— Begin —
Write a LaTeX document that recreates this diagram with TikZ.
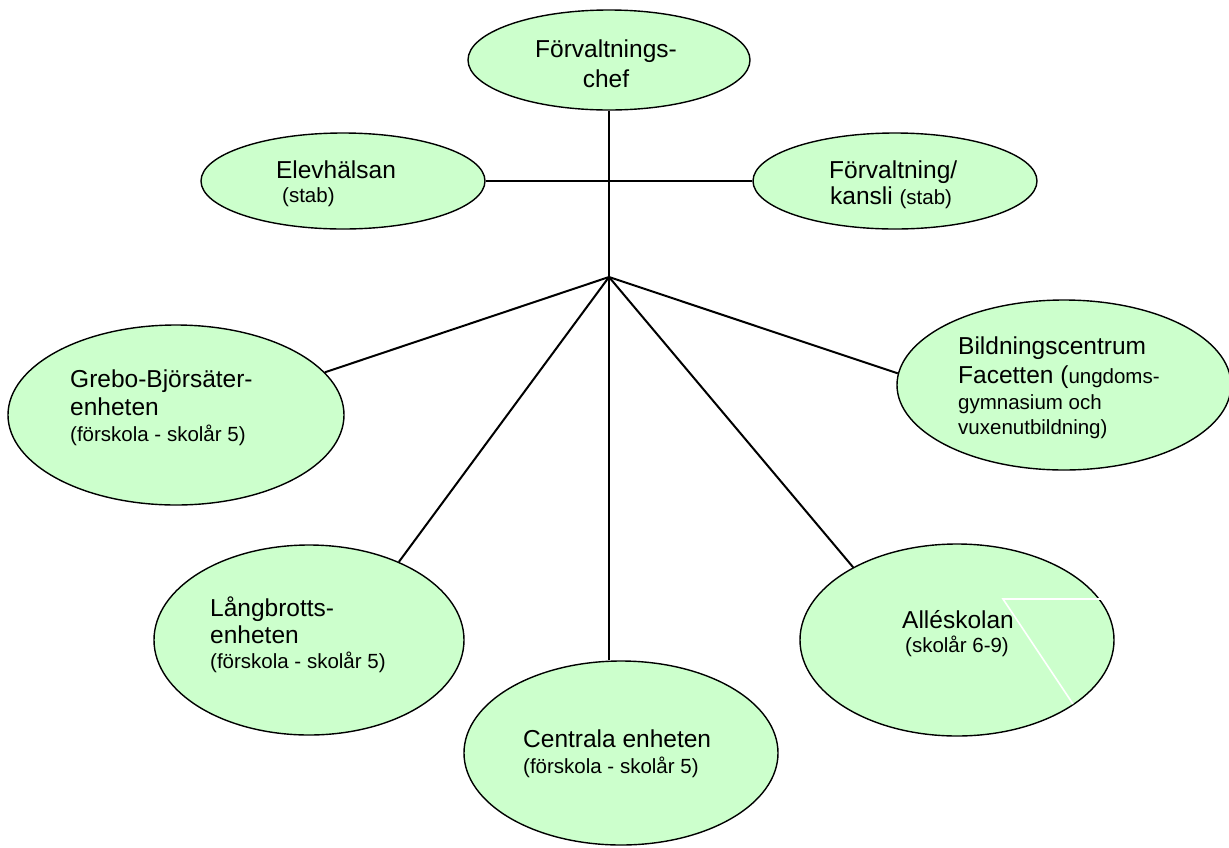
\documentclass[tikz,border=0pt]{standalone}
\usepackage{fontspec}
\setmainfont{Liberation Sans}
\usetikzlibrary{shapes.geometric}
\definecolor{boxgreen}{HTML}{CCFFCC}
\newcommand\bigtxt{\fontsize{24.5}{29}\selectfont}
\newcommand\smalltxt{\fontsize{20.5}{24}\selectfont}
\begin{document}
\begin{tikzpicture}[x=1pt,y=-1pt,
  unit/.style={ellipse, draw=black, line width=1.4pt, fill=boxgreen, inner sep=0pt},
  big/.style={font=\bigtxt, inner sep=0pt},
  small/.style={font=\smalltxt, inner sep=0pt},
  link/.style={line width=1.4pt},
  spoke/.style={line width=2pt},
  gap/.style={draw=white, line width=1.6pt}
]
\path[use as bounding box] (0,0) rectangle (1229,847);
% units
\node[unit, minimum width=282pt, minimum height=100pt] (chef) at (609,60) {};
\node[unit, minimum width=284pt, minimum height=96pt] (elev) at (343,181) {};
\node[unit, minimum width=284pt, minimum height=96pt] (forv) at (895,181) {};
\node[unit, minimum width=336pt, minimum height=180pt] (grebo) at (176,415) {};
\node[unit, minimum width=334pt, minimum height=170pt] (bild) at (1064,385) {};
\node[unit, minimum width=310pt, minimum height=190pt] (lang) at (309,640) {};
\node[unit, minimum width=314pt, minimum height=184pt] (cent) at (621,753) {};
\node[unit, minimum width=314pt, minimum height=192pt] (alle) at (957,640) {};
% connectors
\coordinate (hub) at (609,277);
\draw[link] (chef.south) -- (hub);
\draw[link] (elev.east) -- (forv.west);
\draw[spoke] (hub) -- (grebo.16);
\draw[spoke] (hub) -- (bild.176);
\draw[spoke] (hub) -- (lang.41);
\draw[spoke] (hub) -- (hub |- cent.north);
\draw[spoke] (hub) -- (alle.145);
% white marks in Alleskolan
\coordinate (w0) at (1003,599);
\coordinate (w1) at (1103,599);
\coordinate (w2) at (1073,704);
\draw[gap] (w1) -- (w0) -- (w2);
% texts
\node[big, anchor=base] (chef-t1) at (606,57) {Förvaltnings-};
\node[big, anchor=base] (chef-t2) at (606,87) {chef};
\node[big, anchor=base] (elev-t1) at (336,178) {Elevhälsan};
\node[small, anchor=base west] (elev-t2) at (282,202) {(stab)};
\node[big, anchor=base west] (forv-t1) at (829,178) {Förvaltning/};
\node[big, anchor=base west] (forv-t2) at (830,204) {kansli {\smalltxt (stab)}};
\node[big, anchor=base west] (grebo-t1) at (70,387) {Grebo-Björsäter-};
\node[big, anchor=base west] (grebo-t2) at (70,415) {enheten};
\node[small, anchor=base west] (grebo-t3) at (70,441) {(förskola - skolår 5)};
\node[big, anchor=base west] (bild-t1) at (958,354) {Bildningscentrum};
\node[big, anchor=base west] (bild-t2) at (958,383) {Facetten ({\smalltxt ungdoms-}};
\node[small, anchor=base west] (bild-t3) at (958,409) {gymnasium och};
\node[small, anchor=base west] (bild-t4) at (958,434) {vuxenutbildning)};
\node[big, anchor=base west] (lang-t1) at (210,616) {Långbrotts-};
\node[big, anchor=base west] (lang-t2) at (210,643) {enheten};
\node[small, anchor=base west] (lang-t3) at (210,668) {(förskola - skolår 5)};
\node[big, anchor=base west] (cent-t1) at (523,747) {Centrala enheten};
\node[small, anchor=base west] (cent-t2) at (523,773) {(förskola - skolår 5)};
\node[big, anchor=base] (alle-t1) at (958,628) {Alléskolan};
\node[small, anchor=base] (alle-t2) at (957,652) {(skolår 6-9)};
\end{tikzpicture}
\end{document}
— End —
**EXERCISE AIM:** Repeat the material above in full and exactly, apart from the pictures.

**EXERCISE SOLUTION:**
Write a LaTeX document that recreates this diagram with TikZ.
\documentclass[tikz,border=0pt]{standalone}
\usepackage{fontspec}
\setmainfont{Liberation Sans}
\usetikzlibrary{shapes.geometric}
\definecolor{boxgreen}{HTML}{CCFFCC}
\newcommand\bigtxt{\fontsize{24.5}{29}\selectfont}
\newcommand\smalltxt{\fontsize{20.5}{24}\selectfont}
\begin{document}
\begin{tikzpicture}[x=1pt,y=-1pt,
  unit/.style={ellipse, draw=black, line width=1.4pt, fill=boxgreen, inner sep=0pt},
  big/.style={font=\bigtxt, inner sep=0pt},
  small/.style={font=\smalltxt, inner sep=0pt},
  link/.style={line width=1.4pt},
  spoke/.style={line width=2pt},
  gap/.style={draw=white, line width=1.6pt}
]
\path[use as bounding box] (0,0) rectangle (1229,847);
% units
\node[unit, minimum width=282pt, minimum height=100pt] (chef) at (609,60) {};
\node[unit, minimum width=284pt, minimum height=96pt] (elev) at (343,181) {};
\node[unit, minimum width=284pt, minimum height=96pt] (forv) at (895,181) {};
\node[unit, minimum width=336pt, minimum height=180pt] (grebo) at (176,415) {};
\node[unit, minimum width=334pt, minimum height=170pt] (bild) at (1064,385) {};
\node[unit, minimum width=310pt, minimum height=190pt] (lang) at (309,640) {};
\node[unit, minimum width=314pt, minimum height=184pt] (cent) at (621,753) {};
\node[unit, minimum width=314pt, minimum height=192pt] (alle) at (957,640) {};
% connectors
\coordinate (hub) at (609,277);
\draw[link] (chef.south) -- (hub);
\draw[link] (elev.east) -- (forv.west);
\draw[spoke] (hub) -- (grebo.16);
\draw[spoke] (hub) -- (bild.176);
\draw[spoke] (hub) -- (lang.41);
\draw[spoke] (hub) -- (hub |- cent.north);
\draw[spoke] (hub) -- (alle.145);
% white marks in Alleskolan
\coordinate (w0) at (1003,599);
\coordinate (w1) at (1103,599);
\coordinate (w2) at (1073,704);
\draw[gap] (w1) -- (w0) -- (w2);
% texts
\node[big, anchor=base] (chef-t1) at (606,57) {Förvaltnings-};
\node[big, anchor=base] (chef-t2) at (606,87) {chef};
\node[big, anchor=base] (elev-t1) at (336,178) {Elevhälsan};
\node[small, anchor=base west] (elev-t2) at (282,202) {(stab)};
\node[big, anchor=base west] (forv-t1) at (829,178) {Förvaltning/};
\node[big, anchor=base west] (forv-t2) at (830,204) {kansli {\smalltxt (stab)}};
\node[big, anchor=base west] (grebo-t1) at (70,387) {Grebo-Björsäter-};
\node[big, anchor=base west] (grebo-t2) at (70,415) {enheten};
\node[small, anchor=base west] (grebo-t3) at (70,441) {(förskola - skolår 5)};
\node[big, anchor=base west] (bild-t1) at (958,354) {Bildningscentrum};
\node[big, anchor=base west] (bild-t2) at (958,383) {Facetten ({\smalltxt ungdoms-}};
\node[small, anchor=base west] (bild-t3) at (958,409) {gymnasium och};
\node[small, anchor=base west] (bild-t4) at (958,434) {vuxenutbildning)};
\node[big, anchor=base west] (lang-t1) at (210,616) {Långbrotts-};
\node[big, anchor=base west] (lang-t2) at (210,643) {enheten};
\node[small, anchor=base west] (lang-t3) at (210,668) {(förskola - skolår 5)};
\node[big, anchor=base west] (cent-t1) at (523,747) {Centrala enheten};
\node[small, anchor=base west] (cent-t2) at (523,773) {(förskola - skolår 5)};
\node[big, anchor=base] (alle-t1) at (958,628) {Alléskolan};
\node[small, anchor=base] (alle-t2) at (957,652) {(skolår 6-9)};
\end{tikzpicture}
\end{document}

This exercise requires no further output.